Une inflation de départ faible n’est toutefois qu’un facteur parmi d’autres qui explique l’énigme de la courbe de Phillips. La mondialisation en est un autre. Lorsque William Phillips a décrit pour la première fois la relation entre le chômage et les salaires en 1958, il ne considérait qu’une seule économie, le Royaume-Uni, indépendamment des autres. Et c’est ainsi qu’on a depuis généralement analysé la courbe de Phillips. Cependant, alors que les marchés des produits et du travail se mondialisent, il faut adopter une approche différente. Dans un monde où les livraisons rapides ne traversent plus seulement les frontières, mais également les continents, considérer uniquement la situation économique à l’échelle locale n’a plus de sens. Les chaînes d’approvisionnement mondiales et le commerce toujours plus étendu entre les pays impliquent d’analyser la production potentielle sur le plan international.3 Ainsi, le manque de main-d’œuvre d’un pays peut être comblé dans un autre.

Même si le passage à la mondialisation a marqué le pas au cours de la dernière décennie, la prise en compte des répercussions de l’international dans l’analyse de la courbe de Phillips reste pleinement justifiée. Nous nous sommes penchés sur deux périodes, 1970-93, lorsque la mondialisation était relativement moins présente, et depuis 1994, lorsque la plupart des pays du monde avaient abandonné le communisme et l’autarcie. Pour ces deux périodes, nous avons analysé la courbe de Phillips par rapport à l’écart de production américain et à l’écart de production mondial. Nous avons découvert que le chômage aux États-Unis influençait les salaires américains lorsque le pays était moins ouvert au commerce international. À l’inverse, les salaires étaient plus sensibles à la situation économique internationale depuis le début de la mondialisation.

Cela signifie que l’internationalisation croissante des États-Unis depuis 1994 fait que l’inflation américaine n’est plus seulement un phénomène intérieur, mais elle est de plus en plus influencée par des facteurs mondiaux.

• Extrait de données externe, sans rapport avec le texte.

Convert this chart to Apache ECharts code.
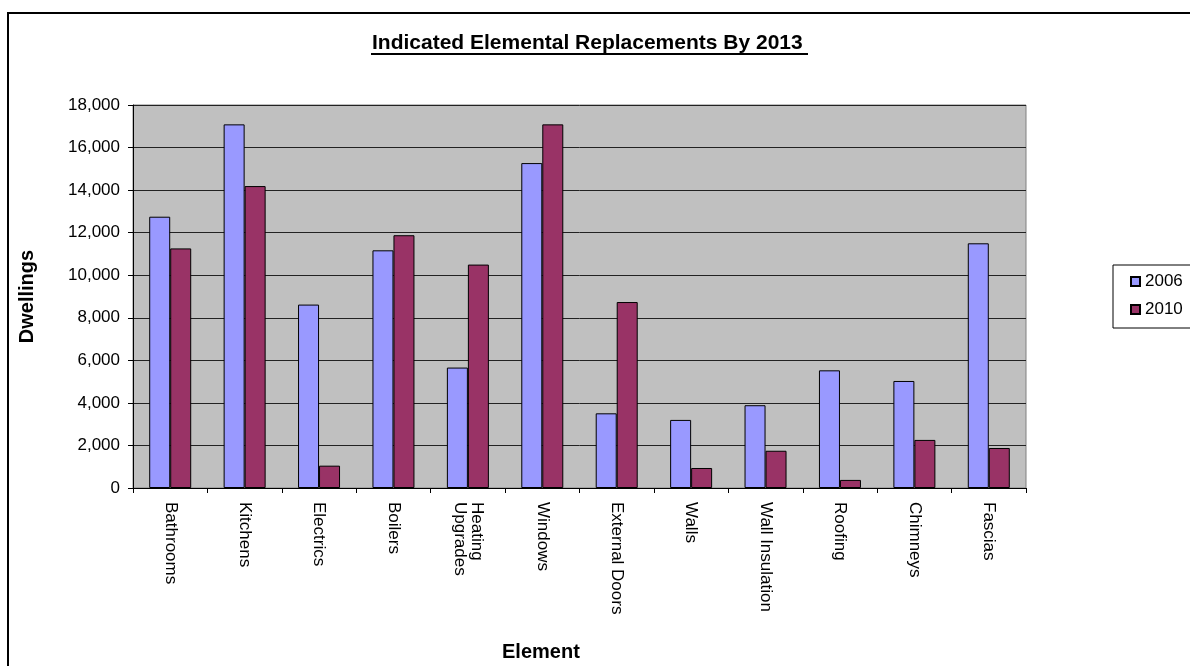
<!DOCTYPE html>
<html lang="en" style="height: 100%">
<head>
<meta charset="utf-8">
<title>Indicated Elemental Replacements By 2013</title>
</head>
<body style="height: 100%; margin: 0; background: #fff">
<div id="container" style="width: 1190px; height: 666px"></div>

<script type="text/javascript" src="https://cdn.jsdelivr.net/npm/echarts/dist/echarts.min.js"></script>

<script type="text/javascript">

// Categories along the x axis
const elements = ['Bathrooms', 'Kitchens', 'Electrics', 'Boilers', 'Heating\nUpgrades', 'Windows',
    'External Doors', 'Walls', 'Wall Insulation', 'Roofing', 'Chimneys', 'Fascias'];

// Dwellings per element
const dwellings2006 = [12750, 17090, 8620, 11170, 5660, 15270, 3510, 3200, 3890, 5530, 5030, 11500];
const dwellings2010 = [11260, 14190, 1050, 11880, 10500, 17090, 8740, 940, 1750, 380, 2260, 1880];

const seriesNames = ['2006', '2010'];

var dom = document.getElementById('container');
var myChart = echarts.init(dom);

var font = "'Liberation Sans', Arial, sans-serif";

var option = {
    animation: false,
    backgroundColor: '#ffffff',
    textStyle: { fontFamily: font },
    title: [
        {
            text: 'Indicated Elemental Replacements By 2013',
            left: 372,
            top: 33,
            padding: 0,
            textStyle: { fontSize: 21, fontWeight: 'bold', color: '#000', fontFamily: font }
        },
        {
            text: 'Element',
            left: 502,
            top: 642,
            padding: 0,
            textStyle: { fontSize: 20, fontWeight: 'bold', color: '#000', fontFamily: font }
        }
    ],
    // outer chart border and the title underline
    graphic: [
        {
            type: 'rect',
            shape: { x: 8, y: 13, width: 1250, height: 720 },
            style: { fill: 'none', stroke: '#000', lineWidth: 2 },
            silent: true
        },
        {
            type: 'line',
            shape: { x1: 371, y1: 54, x2: 808, y2: 54 },
            style: { stroke: '#000', lineWidth: 2 },
            silent: true
        }
    ],
    legend: {
        data: seriesNames,
        orient: 'vertical',
        left: 1113,
        top: 265,
        padding: [8, 40, 10, 17],
        itemGap: 11,
        itemWidth: 9,
        itemHeight: 9,
        icon: 'rect',
        borderColor: '#000',
        borderWidth: 1,
        backgroundColor: '#fff',
        textStyle: { fontSize: 17, color: '#000', fontFamily: font }
    },
    grid: {
        left: 133,
        right: 164,
        top: 105,
        bottom: 178,
        show: true,
        backgroundColor: '#C0C0C0',
        borderColor: '#808080',
        borderWidth: 1
    },
    xAxis: {
        type: 'category',
        data: elements,
        axisLine: { lineStyle: { color: '#000', width: 1 } },
        axisTick: { show: true, length: 5, inside: false, lineStyle: { color: '#000' } },
        axisLabel: {
            rotate: -90,
            margin: 14,
            interval: 0,
            fontSize: 17,
            color: '#000',
            fontFamily: font
        }
    },
    yAxis: {
        type: 'value',
        min: 0,
        max: 18000,
        interval: 2000,
        name: 'Dwellings',
        nameLocation: 'middle',
        nameGap: 96,
        nameTextStyle: { fontSize: 20, fontWeight: 'bold', color: '#000', fontFamily: font },
        axisLine: { show: true, lineStyle: { color: '#000', width: 1 } },
        axisTick: { show: true, length: 5, lineStyle: { color: '#000' } },
        axisLabel: {
            margin: 13,
            fontSize: 17,
            color: '#000',
            fontFamily: font,
            formatter: function (v) { return v.toLocaleString('en-US'); }
        },
        splitLine: { show: true, lineStyle: { color: '#222', width: 1 } }
    },
    series: [
        {
            name: seriesNames[0],
            type: 'bar',
            data: dwellings2006,
            barWidth: 21,
            barGap: '0%',
            itemStyle: { color: '#9999FF', borderColor: '#000', borderWidth: 1 }
        },
        {
            name: seriesNames[1],
            type: 'bar',
            data: dwellings2010,
            barWidth: 21,
            itemStyle: { color: '#993366', borderColor: '#000', borderWidth: 1 }
        }
    ]
};

myChart.setOption(option);
window.addEventListener('resize', myChart.resize);
</script>
</body>
</html>
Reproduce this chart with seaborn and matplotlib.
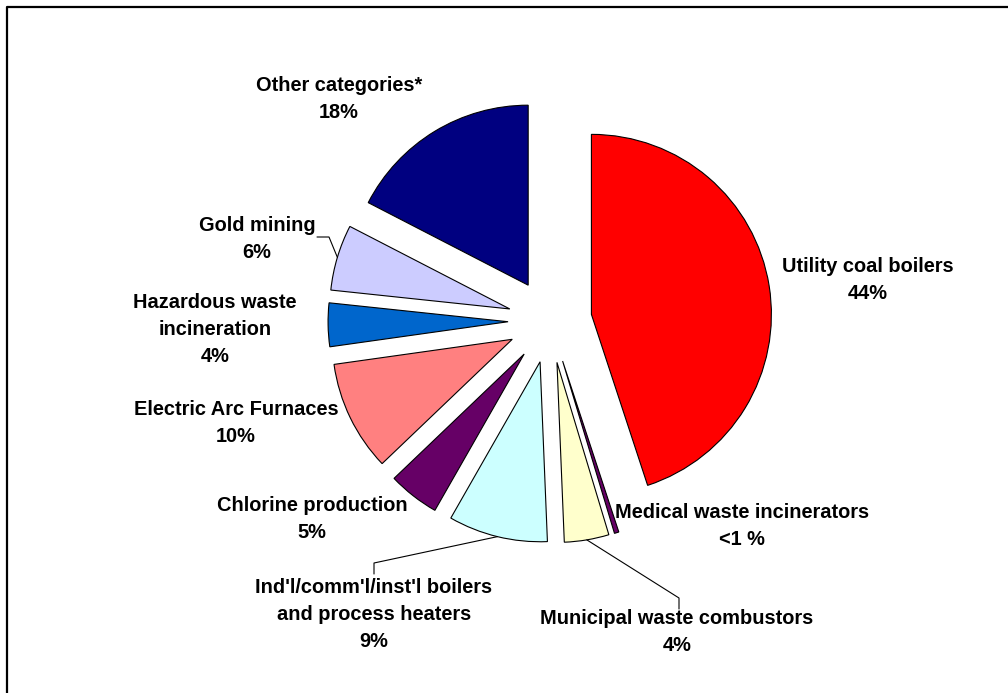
import numpy as np
import seaborn as sns
import matplotlib.pyplot as plt
from matplotlib.lines import Line2D

# slice shares as drawn (clockwise from 12 o'clock) and their printed labels
sources = ["Utility coal boilers", "Medical waste incinerators", "Municipal waste combustors",
           "Ind'l/comm'l/inst'l boilers\nand process heaters", "Chlorine production",
           "Electric Arc Furnaces", "Hazardous waste\nincineration", "Gold mining",
           "Other categories*"]
shares = [44.9, 0.4, 4.0, 8.9, 4.6, 9.9, 3.9, 5.9, 17.4]
pct_text = ["44%", "<1 %", "4%", "9%", "5%", "10%", "4%", "6%", "18%"]
colors = ["#FF0000", "#660066", "#FFFFCC", "#CCFFFF", "#660066",
          "#FF8080", "#0066CC", "#CCCCFF", "#000080"]

# layout in picture pixels: label centre x, first line centre y
label_pos = [(868, 265), (742, 511), (677, 617), (374, 586), (312, 504),
             (236, 408), (215, 301), (257, 224), (339, 84)]
# leader lines: slice index -> points from label to elbow (pixels)
leaders = {3: [(374, 574), (374, 563)],
           2: [(679, 609), (679, 598)],
           7: [(317, 237), (329, 237)]}

W, H = 1008, 693
CX, CY, R = 550, 321, 180   # pie centre and radius in pixels
LINE_STEP = 27

sns.set_theme(style="white")
plt.rcParams['font.family'] = ['Liberation Sans', 'DejaVu Sans']

fig = plt.figure(figsize=(W / 100, H / 100), dpi=100)
ax = fig.add_axes([0, 0, 1, 1])

wedges, _ = ax.pie(shares, colors=colors, startangle=90, counterclock=False,
                   explode=[0.233] * len(shares), radius=1,
                   wedgeprops=dict(edgecolor="black", linewidth=0.8))
ax.set_xlim(-CX / R, (W - CX) / R)
ax.set_ylim(-(H - CY) / R, CY / R)
ax.set_aspect("equal")
ax.axis("off")


def to_data(px, py):
    return (px - CX) / R, (CY - py) / R


# labels, one text per line so the spacing matches
for i, (name, pct) in enumerate(zip(sources, pct_text)):
    lines = name.split("\n") + [pct]
    x0, y0 = label_pos[i]
    for k, line in enumerate(lines):
        x, y = to_data(x0, y0 + k * LINE_STEP + 7)
        ax.text(x, y, line, ha="center", va="baseline", fontsize=14.4,
                fontweight="bold", color="black")

# leader lines ending at the middle of the slice arc
for i, pts in leaders.items():
    w = wedges[i]
    mid = np.deg2rad((w.theta1 + w.theta2) / 2)
    end = (w.center[0] + w.r * np.cos(mid), w.center[1] + w.r * np.sin(mid))
    xy = [to_data(*p) for p in pts] + [end]
    ax.plot([p[0] for p in xy], [p[1] for p in xy], color="black", lw=0.8)

# frame along the top and left of the picture
fig.add_artist(Line2D([7 / W, 7 / W, 1], [0, 1 - 7 / H, 1 - 7 / H],
                      transform=fig.transFigure, color="black", lw=1.6))

fig.savefig("out.png", dpi=100, facecolor="white")
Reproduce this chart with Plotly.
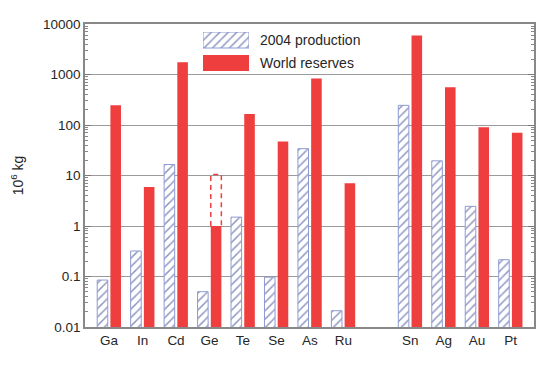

Ainsi, la baisse du chômage aux États-Unis a moins de conséquences sur les pressions inflationnistes dans le pays. De même, une réduction de l’écart de production mondial aura relativement plus d’effets sur l’inflation américaine.

Deux lignes de front

L’économie américaine a réussi à se sortir des précédentes périodes de pressions déflationnistes. Après près d’une décennie d’inflation certes faible mais positive, l’écart entre les prix théoriques et les prix effectifs s’est pratiquement évaporé.

Par ailleurs, l’écart de production du monde a presque disparu sur fond de croissance mondiale solide, ce qui devrait avoir plus d’effet sur l’inflation américaine. Parmi les signes avant-coureurs figurent probablement les fortes hausses récentes des salaires américains et le bond marqué des prix des matières premières, pétrole en tête.

Les investisseurs et les décideurs politiques se sont tellement habitués à l’inflation faible qu’une inversion de tendance pourrait constituer une mauvaise surprise. L’inflation n’est pas morte. Elle n’était qu’en sommeil.

NOTES

  1. Fallick, Bruce C., Michael Lettau et William L. Washer., « Downward Nominal Wage Rigidity in the United States during and after the Great Recession » (Rigidité des salaires nominaux en baisse aux États-Unis pendant et après la Grande Récession), Finance and Economics Discussion Series 2016-001. Washington : Conseil des Gouverneurs de la Réserve fédérale des États-Unis.
  2. Gagnon, Joseph E., « There is no Inflation Puzzle » (Il n’y a pas de mystère de l’inflation), Peterson Institute for International Economics, 17.11.2017
  3. « Understanding Globalisation » (Comprendre la mondialisation), Chapitre VI, 87e Rapport annuel de la Banque des règlements internationaux.